Kesalahan fatal berikutnya adalah materi-materi yang dijadikan bahan pertanyaan adalah materi-materi yang sudah diketahui umum. Belum ada fakta-fakta kejutan yang membuat saksi bertekuk lutut. Tampaknya pansus dan Tim Ahlinya kurang mampu menggali informasi-informasi tersembunyi di balik kasus Century. Mereka kurang mampu mengeksplorasi temuan-temuan BPK. Sebagaimana diketahui, rata-rata yang dipegang anggota pansus adalah laporan resmi BPK. Seharusnya pansus bisa mencari informasi langsung dari auditor yang berada di lapangan dan kertas kerja audit BPK (data mentah).
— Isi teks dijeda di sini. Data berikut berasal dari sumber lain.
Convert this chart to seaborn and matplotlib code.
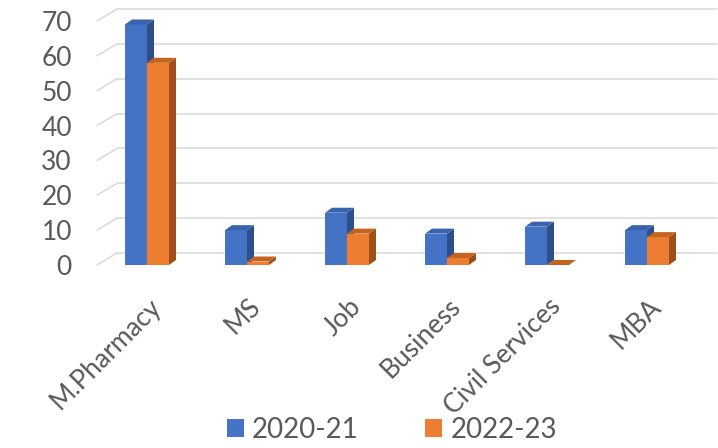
import matplotlib.pyplot as plt
import matplotlib.transforms as mtransforms
from matplotlib.patches import Polygon, Patch, ConnectionPatch
import pandas as pd
import seaborn as sns

# --- datos ---
careers = ["M.Pharmacy", "MS", "Job", "Business", "Civil Services", "MBA"]
batch_2020_21 = [69, 10, 15, 9, 11, 10]
batch_2022_23 = [58, 1, 9, 2, 0, 8]
batches = ["2020-21", "2022-23"]
y_ticks = [0, 10, 20, 30, 40, 50, 60, 70]

df = pd.DataFrame({
    "career": careers * 2,
    "students": batch_2020_21 + batch_2022_23,
    "batch": [batches[0]] * len(careers) + [batches[1]] * len(careers),
})

# --- estilo ---
front_colors = ["#4472C4", "#ED7D31"]
side_colors = ["#2E4F8C", "#A04F1A"]
top_colors = ["#3A63AD", "#C5641F"]
text_color = "#595959"
grid_color = "#D9D9D9"

sns.set_theme(style="white")
plt.rcParams["font.family"] = ["Lato", "DejaVu Sans"]

DPI = 100
fig = plt.figure(figsize=(7.18, 4.48), dpi=DPI)
# plano frontal del "3D": 0 en y=265 px, 70 en y=21 px
ax = fig.add_axes([97 / 718, 183 / 448, 600 / 718, 244 / 448])

sns.barplot(data=df, x="career", y="students", hue="batch", order=careers,
            hue_order=batches, palette=front_colors, saturation=1,
            width=0.44, dodge=True, edgecolor="none", legend=False, ax=ax)
ax.set_xlim(-0.5, len(careers) - 0.5)
ax.set_ylim(0, 70)
ax.set_yticks(y_ticks)
ax.set_xlabel("")
ax.set_ylabel("")
sns.despine(ax=ax, left=True, bottom=True)

# pared del fondo: rejilla desplazada arriba-derecha
back = ax.transData + mtransforms.ScaledTranslation(20 / DPI, 12 / DPI, fig.dpi_scale_trans)
x0, x1 = ax.get_xlim()
for yv in y_ticks:
    ax.plot([x0, x1], [yv, yv], color=grid_color, lw=1.1, transform=back,
            clip_on=False, zorder=0.5)
    con = ConnectionPatch(xyA=(x0, yv), coordsA=ax.transData,
                          xyB=(x0, yv), coordsB=back,
                          color=grid_color, lw=1.1, zorder=0.5)
    fig.add_artist(con)

# profundidad de cada barra (caras lateral y superior)
dx = 7 / 100                 # 100 px por categoría
dy = 5 / (244 / 70)          # px -> unidades de datos
for k, container in enumerate(ax.containers):
    for bar in container:
        bar.set_zorder(2 + k)
        x, w, h = bar.get_x(), bar.get_width(), bar.get_height()
        side = Polygon([(x + w, 0), (x + w + dx, dy), (x + w + dx, h + dy), (x + w, h)],
                       closed=True, facecolor=side_colors[k], edgecolor="none",
                       zorder=2.5 + k, clip_on=False)
        top = Polygon([(x, h), (x + w, h), (x + w + dx, h + dy), (x + dx, h + dy)],
                      closed=True, facecolor=top_colors[k], edgecolor="none",
                      zorder=2.5 + k, clip_on=False)
        ax.add_patch(side)
        ax.add_patch(top)

# ejes / etiquetas
ax.tick_params(axis="y", length=0, pad=18, labelsize=19, labelcolor=text_color)
ax.tick_params(axis="x", length=0, pad=27, labelsize=19, labelcolor=text_color)
shift = mtransforms.ScaledTranslation(10 / DPI, 0, fig.dpi_scale_trans)
for lab in ax.get_xticklabels():
    lab.set_rotation(45)
    lab.set_rotation_mode("anchor")
    lab.set_ha("right")
    lab.set_va("center")
    lab.set_transform(lab.get_transform() + shift)

handles = [Patch(facecolor=c, edgecolor="none") for c in front_colors]
fig.legend(handles, batches, loc="center", bbox_to_anchor=(392 / 718, 1 - 430 / 448),
           ncol=2, frameon=False, fontsize=20, labelcolor=text_color,
           handlelength=0.6, handleheight=0.6, handletextpad=0.3, columnspacing=2.4)

fig.savefig("out.png", dpi=DPI, facecolor="white")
Auditor yang berada di lapangan dapat menceritakan feeling dan pengetahuan mereka terhadap orang atau suatu data. Informasi ini sangat penting untuk mencari petunjuk adanya motif atau orang-orang yang berpotensi menjadi whistleblower. Kertas Kerja Audit biasanya lebih kaya informasi, meskipun belum semuanya terklarifikasi secara sempurna dan bisa ditulis dalam laporan audit. Banyak informasi yang didokumentasikan dalam kertas kerja yang tidak ditulis dalam laporan akibat belum sempurnya informasi yang diperoleh. Jadi kertas kerja audit merupakan harta karun yang sebenarnya.

Data mentah (kertas kerja audit dan infromasi daria auditor yang langsung terjun di lapangan) tersebut bisa diperkaya oleh pansus atau tim ahli yang membantunya dengan melakukan gerilya pencarian informasi pendukung (pulbaket/pengumpulan bahan keterangan). Informasi akan banyak muncul jika proses pencarian dilakukan secara sembunyi-sembunyi (clandestine). Data-data inilah yang seharusnya diolah dan menjadi amunisi mematikan dalam bertanya kepada saksi-saksi yang disiarkan secara live.

Jadi dengan teknik wawancara yang cerdas didukung amunisi informasi-informasi yang merupakan data kejutan, nicaya akan pansus angket century akan memperoleh informasi-informasi baru yang lebih dahsyat.